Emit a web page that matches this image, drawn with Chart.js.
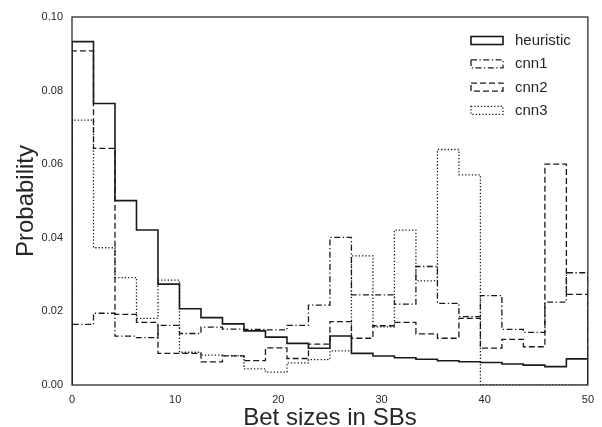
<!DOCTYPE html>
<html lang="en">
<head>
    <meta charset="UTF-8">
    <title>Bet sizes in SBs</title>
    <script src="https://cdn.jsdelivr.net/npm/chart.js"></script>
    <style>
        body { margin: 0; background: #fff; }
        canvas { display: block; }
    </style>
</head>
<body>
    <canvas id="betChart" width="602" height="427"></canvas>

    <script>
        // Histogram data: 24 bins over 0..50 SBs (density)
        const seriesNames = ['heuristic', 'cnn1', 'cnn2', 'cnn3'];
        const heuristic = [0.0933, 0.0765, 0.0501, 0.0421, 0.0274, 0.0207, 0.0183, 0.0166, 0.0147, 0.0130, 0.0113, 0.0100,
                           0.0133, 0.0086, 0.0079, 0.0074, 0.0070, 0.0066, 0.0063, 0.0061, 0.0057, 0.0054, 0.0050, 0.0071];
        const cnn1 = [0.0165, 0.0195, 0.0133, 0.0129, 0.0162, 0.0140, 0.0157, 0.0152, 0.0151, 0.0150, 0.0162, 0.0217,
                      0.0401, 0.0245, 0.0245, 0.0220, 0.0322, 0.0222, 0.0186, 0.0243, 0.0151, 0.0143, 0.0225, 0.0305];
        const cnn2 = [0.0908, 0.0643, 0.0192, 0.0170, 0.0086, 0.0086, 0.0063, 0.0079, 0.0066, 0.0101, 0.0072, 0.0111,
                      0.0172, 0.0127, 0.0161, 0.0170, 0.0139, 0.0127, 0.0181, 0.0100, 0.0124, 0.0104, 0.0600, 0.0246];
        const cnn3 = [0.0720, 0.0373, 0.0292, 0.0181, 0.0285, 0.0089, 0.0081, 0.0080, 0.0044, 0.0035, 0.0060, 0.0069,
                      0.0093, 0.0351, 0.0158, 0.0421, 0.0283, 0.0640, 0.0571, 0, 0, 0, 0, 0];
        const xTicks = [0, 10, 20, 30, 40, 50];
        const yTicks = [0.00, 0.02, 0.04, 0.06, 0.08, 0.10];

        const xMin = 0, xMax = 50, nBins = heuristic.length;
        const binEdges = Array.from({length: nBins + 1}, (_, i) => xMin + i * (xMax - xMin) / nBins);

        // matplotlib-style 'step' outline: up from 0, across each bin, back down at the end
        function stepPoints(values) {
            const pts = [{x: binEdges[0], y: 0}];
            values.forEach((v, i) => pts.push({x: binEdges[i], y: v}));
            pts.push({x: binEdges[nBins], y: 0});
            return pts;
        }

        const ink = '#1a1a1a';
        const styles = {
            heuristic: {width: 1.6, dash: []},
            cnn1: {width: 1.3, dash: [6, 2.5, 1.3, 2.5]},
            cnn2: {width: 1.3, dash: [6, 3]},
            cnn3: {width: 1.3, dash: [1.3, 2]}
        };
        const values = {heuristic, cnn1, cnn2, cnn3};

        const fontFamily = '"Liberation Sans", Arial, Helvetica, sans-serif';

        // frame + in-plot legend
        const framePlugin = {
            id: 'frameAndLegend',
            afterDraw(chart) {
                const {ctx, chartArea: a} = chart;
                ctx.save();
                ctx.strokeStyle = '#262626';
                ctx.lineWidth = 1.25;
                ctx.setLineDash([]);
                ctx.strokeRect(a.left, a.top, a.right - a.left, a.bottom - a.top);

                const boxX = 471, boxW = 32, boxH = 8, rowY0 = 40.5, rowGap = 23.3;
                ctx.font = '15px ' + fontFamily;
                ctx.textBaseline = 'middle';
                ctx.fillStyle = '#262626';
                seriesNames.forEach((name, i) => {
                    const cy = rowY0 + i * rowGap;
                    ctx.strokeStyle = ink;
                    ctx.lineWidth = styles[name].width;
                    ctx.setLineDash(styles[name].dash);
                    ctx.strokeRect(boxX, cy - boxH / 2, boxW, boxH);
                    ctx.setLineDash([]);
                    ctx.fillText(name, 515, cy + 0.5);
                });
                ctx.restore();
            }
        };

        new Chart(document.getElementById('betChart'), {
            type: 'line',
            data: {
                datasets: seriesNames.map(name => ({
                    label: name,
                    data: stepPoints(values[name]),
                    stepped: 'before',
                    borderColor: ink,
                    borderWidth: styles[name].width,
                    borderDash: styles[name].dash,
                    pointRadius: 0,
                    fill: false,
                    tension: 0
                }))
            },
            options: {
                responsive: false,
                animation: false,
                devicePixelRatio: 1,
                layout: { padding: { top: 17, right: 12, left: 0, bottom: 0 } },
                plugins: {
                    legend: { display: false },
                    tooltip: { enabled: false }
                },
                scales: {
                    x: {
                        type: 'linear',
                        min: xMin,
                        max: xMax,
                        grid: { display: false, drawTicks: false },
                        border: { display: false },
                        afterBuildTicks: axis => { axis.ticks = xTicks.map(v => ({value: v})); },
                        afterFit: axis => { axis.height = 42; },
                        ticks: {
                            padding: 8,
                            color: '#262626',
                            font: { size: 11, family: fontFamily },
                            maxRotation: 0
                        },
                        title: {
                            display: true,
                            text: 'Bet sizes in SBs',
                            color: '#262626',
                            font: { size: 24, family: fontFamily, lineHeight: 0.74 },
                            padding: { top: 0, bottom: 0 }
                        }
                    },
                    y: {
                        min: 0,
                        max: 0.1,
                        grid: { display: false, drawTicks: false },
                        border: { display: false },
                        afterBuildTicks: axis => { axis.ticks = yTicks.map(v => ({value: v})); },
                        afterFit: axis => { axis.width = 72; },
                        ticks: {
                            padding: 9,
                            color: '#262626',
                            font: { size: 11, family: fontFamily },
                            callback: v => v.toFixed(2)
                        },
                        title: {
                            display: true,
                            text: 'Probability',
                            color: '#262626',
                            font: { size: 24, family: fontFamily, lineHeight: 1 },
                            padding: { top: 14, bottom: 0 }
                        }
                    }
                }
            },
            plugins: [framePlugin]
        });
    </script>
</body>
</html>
#####
OBJECTIVE
Repeat the material above in full and exactly, omitting the pictures.

EXERCISE RESPONSE
Emit a web page that matches this image, drawn with Chart.js.
<!DOCTYPE html>
<html lang="en">
<head>
    <meta charset="UTF-8">
    <title>Bet sizes in SBs</title>
    <script src="https://cdn.jsdelivr.net/npm/chart.js"></script>
    <style>
        body { margin: 0; background: #fff; }
        canvas { display: block; }
    </style>
</head>
<body>
    <canvas id="betChart" width="602" height="427"></canvas>

    <script>
        // Histogram data: 24 bins over 0..50 SBs (density)
        const seriesNames = ['heuristic', 'cnn1', 'cnn2', 'cnn3'];
        const heuristic = [0.0933, 0.0765, 0.0501, 0.0421, 0.0274, 0.0207, 0.0183, 0.0166, 0.0147, 0.0130, 0.0113, 0.0100,
                           0.0133, 0.0086, 0.0079, 0.0074, 0.0070, 0.0066, 0.0063, 0.0061, 0.0057, 0.0054, 0.0050, 0.0071];
        const cnn1 = [0.0165, 0.0195, 0.0133, 0.0129, 0.0162, 0.0140, 0.0157, 0.0152, 0.0151, 0.0150, 0.0162, 0.0217,
                      0.0401, 0.0245, 0.0245, 0.0220, 0.0322, 0.0222, 0.0186, 0.0243, 0.0151, 0.0143, 0.0225, 0.0305];
        const cnn2 = [0.0908, 0.0643, 0.0192, 0.0170, 0.0086, 0.0086, 0.0063, 0.0079, 0.0066, 0.0101, 0.0072, 0.0111,
                      0.0172, 0.0127, 0.0161, 0.0170, 0.0139, 0.0127, 0.0181, 0.0100, 0.0124, 0.0104, 0.0600, 0.0246];
        const cnn3 = [0.0720, 0.0373, 0.0292, 0.0181, 0.0285, 0.0089, 0.0081, 0.0080, 0.0044, 0.0035, 0.0060, 0.0069,
                      0.0093, 0.0351, 0.0158, 0.0421, 0.0283, 0.0640, 0.0571, 0, 0, 0, 0, 0];
        const xTicks = [0, 10, 20, 30, 40, 50];
        const yTicks = [0.00, 0.02, 0.04, 0.06, 0.08, 0.10];

        const xMin = 0, xMax = 50, nBins = heuristic.length;
        const binEdges = Array.from({length: nBins + 1}, (_, i) => xMin + i * (xMax - xMin) / nBins);

        // matplotlib-style 'step' outline: up from 0, across each bin, back down at the end
        function stepPoints(values) {
            const pts = [{x: binEdges[0], y: 0}];
            values.forEach((v, i) => pts.push({x: binEdges[i], y: v}));
            pts.push({x: binEdges[nBins], y: 0});
            return pts;
        }

        const ink = '#1a1a1a';
        const styles = {
            heuristic: {width: 1.6, dash: []},
            cnn1: {width: 1.3, dash: [6, 2.5, 1.3, 2.5]},
            cnn2: {width: 1.3, dash: [6, 3]},
            cnn3: {width: 1.3, dash: [1.3, 2]}
        };
        const values = {heuristic, cnn1, cnn2, cnn3};

        const fontFamily = '"Liberation Sans", Arial, Helvetica, sans-serif';

        // frame + in-plot legend
        const framePlugin = {
            id: 'frameAndLegend',
            afterDraw(chart) {
                const {ctx, chartArea: a} = chart;
                ctx.save();
                ctx.strokeStyle = '#262626';
                ctx.lineWidth = 1.25;
                ctx.setLineDash([]);
                ctx.strokeRect(a.left, a.top, a.right - a.left, a.bottom - a.top);

                const boxX = 471, boxW = 32, boxH = 8, rowY0 = 40.5, rowGap = 23.3;
                ctx.font = '15px ' + fontFamily;
                ctx.textBaseline = 'middle';
                ctx.fillStyle = '#262626';
                seriesNames.forEach((name, i) => {
                    const cy = rowY0 + i * rowGap;
                    ctx.strokeStyle = ink;
                    ctx.lineWidth = styles[name].width;
                    ctx.setLineDash(styles[name].dash);
                    ctx.strokeRect(boxX, cy - boxH / 2, boxW, boxH);
                    ctx.setLineDash([]);
                    ctx.fillText(name, 515, cy + 0.5);
                });
                ctx.restore();
            }
        };

        new Chart(document.getElementById('betChart'), {
            type: 'line',
            data: {
                datasets: seriesNames.map(name => ({
                    label: name,
                    data: stepPoints(values[name]),
                    stepped: 'before',
                    borderColor: ink,
                    borderWidth: styles[name].width,
                    borderDash: styles[name].dash,
                    pointRadius: 0,
                    fill: false,
                    tension: 0
                }))
            },
            options: {
                responsive: false,
                animation: false,
                devicePixelRatio: 1,
                layout: { padding: { top: 17, right: 12, left: 0, bottom: 0 } },
                plugins: {
                    legend: { display: false },
                    tooltip: { enabled: false }
                },
                scales: {
                    x: {
                        type: 'linear',
                        min: xMin,
                        max: xMax,
                        grid: { display: false, drawTicks: false },
                        border: { display: false },
                        afterBuildTicks: axis => { axis.ticks = xTicks.map(v => ({value: v})); },
                        afterFit: axis => { axis.height = 42; },
                        ticks: {
                            padding: 8,
                            color: '#262626',
                            font: { size: 11, family: fontFamily },
                            maxRotation: 0
                        },
                        title: {
                            display: true,
                            text: 'Bet sizes in SBs',
                            color: '#262626',
                            font: { size: 24, family: fontFamily, lineHeight: 0.74 },
                            padding: { top: 0, bottom: 0 }
                        }
                    },
                    y: {
                        min: 0,
                        max: 0.1,
                        grid: { display: false, drawTicks: false },
                        border: { display: false },
                        afterBuildTicks: axis => { axis.ticks = yTicks.map(v => ({value: v})); },
                        afterFit: axis => { axis.width = 72; },
                        ticks: {
                            padding: 9,
                            color: '#262626',
                            font: { size: 11, family: fontFamily },
                            callback: v => v.toFixed(2)
                        },
                        title: {
                            display: true,
                            text: 'Probability',
                            color: '#262626',
                            font: { size: 24, family: fontFamily, lineHeight: 1 },
                            padding: { top: 14, bottom: 0 }
                        }
                    }
                }
            },
            plugins: [framePlugin]
        });
    </script>
</body>
</html>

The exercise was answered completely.